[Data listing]
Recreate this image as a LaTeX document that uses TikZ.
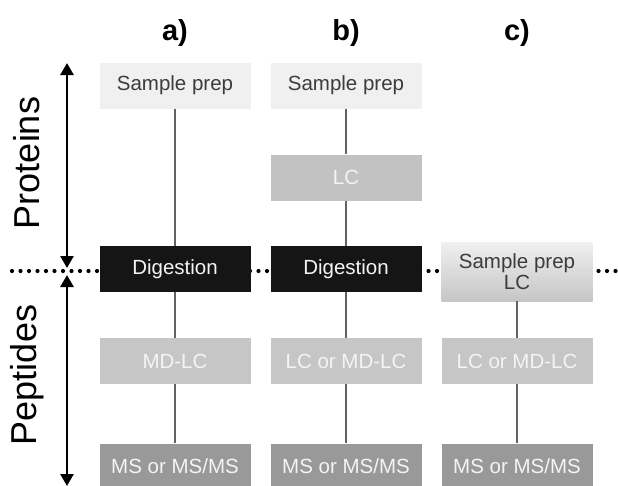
\documentclass[tikz,border=0pt]{standalone}
\usepackage{fontspec}
\setmainfont{Liberation Sans}
\usetikzlibrary{arrows.meta}
\definecolor{prepc}{HTML}{F0F0F0}
\definecolor{prept}{HTML}{3C3C3C}
\definecolor{lcc}{HTML}{C2C2C2}
\definecolor{digc}{HTML}{151515}
\definecolor{mdc}{HTML}{C6C6C6}
\definecolor{msc}{HTML}{999999}
\definecolor{lightt}{HTML}{F4F4F4}
\definecolor{connc}{HTML}{626262}
\begin{document}
\begin{tikzpicture}[x=1pt,y=-1pt,
  box/.style={rectangle, minimum width=151pt, minimum height=46pt, inner sep=0pt,
    font=\fontsize{20.5}{23}\selectfont},
  prepbox/.style={box, fill=prepc, text=prept},
  lcbox/.style={box, fill=lcc, text=lightt},
  digbox/.style={box, fill=digc, text=lightt},
  mdbox/.style={box, fill=mdc, text=lightt},
  msbox/.style={box, fill=msc, text=lightt},
  mixbox/.style={box, minimum height=59pt, top color=prepc, bottom color=mdc, text=prept, align=center,
    font=\fontsize{20.5}{21}\selectfont},
  conn/.style={draw=connc, line width=2.3pt},
  arr/.style={line width=2.6pt, {Triangle[length=12pt,width=13pt]}-{Triangle[length=12pt,width=13pt]}},
  head/.style={font=\bfseries\fontsize{29}{32}\selectfont},
  side/.style={rotate=90, font=\fontsize{36}{40}\selectfont},
  dots/.style={line width=4.2pt, line cap=round, dash pattern=on 0pt off 8.5pt}
]
\useasboundingbox (0,0) rectangle (618,485);
\fill[white] (0,0) rectangle (618,485);

% dotted separator
\coordinate (dl) at (12,271);
\coordinate (dr) at (618,271);
\draw[dots] (dl) -- (dr);

% headers
\node[head] (ha) at (175,33) {a)};
\node[head] (hb) at (346,33) {b)};
\node[head] (hc) at (517,33) {c)};

% side labels and arrows
\node[side] (prot) at (27,163) {Proteins};
\node[side] (pept) at (27,375) {Peptides};
\coordinate (p1) at (67,63);
\coordinate (p2) at (67,268);
\coordinate (p3) at (67,275);
\coordinate (p4) at (67,486);
\draw[arr] (p1) -- (p2);
\draw[arr] (p3) -- (p4);

% column a
\node[prepbox] (spa) at (175,85.5) {Sample prep};
\node[digbox] (diga) at (175,269) {Digestion};
\node[mdbox] (mda) at (175,361) {MD-LC};
\node[msbox] (msa) at (175,466.5) {MS or MS/MS};

% column b
\node[prepbox] (spb) at (346,85.5) {Sample prep};
\node[lcbox] (lcb) at (346,177.5) {LC};
\node[digbox] (digb) at (346,269) {Digestion};
\node[mdbox] (mdb) at (346,361) {LC or MD-LC};
\node[msbox] (msb) at (346,466.5) {MS or MS/MS};

% column c
\node[mixbox] (spc) at (517,271.5) {Sample prep\\LC};
\node[mdbox] (mdcc) at (517,361) {LC or MD-LC};
\node[msbox] (msc) at (517,466.5) {MS or MS/MS};

% connectors
\draw[conn] (spa) -- (diga);
\draw[conn] (diga) -- (mda);
\draw[conn] (mda) -- (msa);
\draw[conn] (spb) -- (lcb);
\draw[conn] (lcb) -- (digb);
\draw[conn] (digb) -- (mdb);
\draw[conn] (mdb) -- (msb);
\draw[conn] (spc) -- (mdcc);
\draw[conn] (mdcc) -- (msc);
\end{tikzpicture}
\end{document}
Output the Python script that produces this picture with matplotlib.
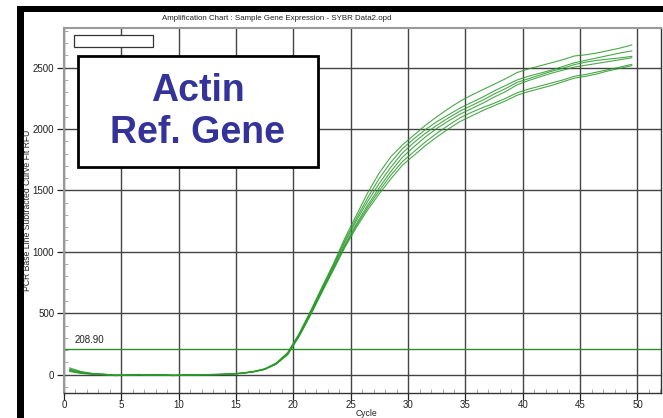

[Short problem] Repeat the records above exactly, omitting every picture.

[Expected answer]
Recreate this image as a LaTeX document that uses TikZ.
\documentclass[tikz,border=0pt]{standalone}
\usepackage{fontspec}
\setmainfont{Liberation Sans}
\usetikzlibrary{arrows.meta}
\definecolor{prepc}{HTML}{F0F0F0}
\definecolor{prept}{HTML}{3C3C3C}
\definecolor{lcc}{HTML}{C2C2C2}
\definecolor{digc}{HTML}{151515}
\definecolor{mdc}{HTML}{C6C6C6}
\definecolor{msc}{HTML}{999999}
\definecolor{lightt}{HTML}{F4F4F4}
\definecolor{connc}{HTML}{626262}
\begin{document}
\begin{tikzpicture}[x=1pt,y=-1pt,
  box/.style={rectangle, minimum width=151pt, minimum height=46pt, inner sep=0pt,
    font=\fontsize{20.5}{23}\selectfont},
  prepbox/.style={box, fill=prepc, text=prept},
  lcbox/.style={box, fill=lcc, text=lightt},
  digbox/.style={box, fill=digc, text=lightt},
  mdbox/.style={box, fill=mdc, text=lightt},
  msbox/.style={box, fill=msc, text=lightt},
  mixbox/.style={box, minimum height=59pt, top color=prepc, bottom color=mdc, text=prept, align=center,
    font=\fontsize{20.5}{21}\selectfont},
  conn/.style={draw=connc, line width=2.3pt},
  arr/.style={line width=2.6pt, {Triangle[length=12pt,width=13pt]}-{Triangle[length=12pt,width=13pt]}},
  head/.style={font=\bfseries\fontsize{29}{32}\selectfont},
  side/.style={rotate=90, font=\fontsize{36}{40}\selectfont},
  dots/.style={line width=4.2pt, line cap=round, dash pattern=on 0pt off 8.5pt}
]
\useasboundingbox (0,0) rectangle (618,485);
\fill[white] (0,0) rectangle (618,485);

% dotted separator
\coordinate (dl) at (12,271);
\coordinate (dr) at (618,271);
\draw[dots] (dl) -- (dr);

% headers
\node[head] (ha) at (175,33) {a)};
\node[head] (hb) at (346,33) {b)};
\node[head] (hc) at (517,33) {c)};

% side labels and arrows
\node[side] (prot) at (27,163) {Proteins};
\node[side] (pept) at (27,375) {Peptides};
\coordinate (p1) at (67,63);
\coordinate (p2) at (67,268);
\coordinate (p3) at (67,275);
\coordinate (p4) at (67,486);
\draw[arr] (p1) -- (p2);
\draw[arr] (p3) -- (p4);

% column a
\node[prepbox] (spa) at (175,85.5) {Sample prep};
\node[digbox] (diga) at (175,269) {Digestion};
\node[mdbox] (mda) at (175,361) {MD-LC};
\node[msbox] (msa) at (175,466.5) {MS or MS/MS};

% column b
\node[prepbox] (spb) at (346,85.5) {Sample prep};
\node[lcbox] (lcb) at (346,177.5) {LC};
\node[digbox] (digb) at (346,269) {Digestion};
\node[mdbox] (mdb) at (346,361) {LC or MD-LC};
\node[msbox] (msb) at (346,466.5) {MS or MS/MS};

% column c
\node[mixbox] (spc) at (517,271.5) {Sample prep\\LC};
\node[mdbox] (mdcc) at (517,361) {LC or MD-LC};
\node[msbox] (msc) at (517,466.5) {MS or MS/MS};

% connectors
\draw[conn] (spa) -- (diga);
\draw[conn] (diga) -- (mda);
\draw[conn] (mda) -- (msa);
\draw[conn] (spb) -- (lcb);
\draw[conn] (lcb) -- (digb);
\draw[conn] (digb) -- (mdb);
\draw[conn] (mdb) -- (msb);
\draw[conn] (spc) -- (mdcc);
\draw[conn] (mdcc) -- (msc);
\end{tikzpicture}
\end{document}
Output the Python script that produces this picture with matplotlib.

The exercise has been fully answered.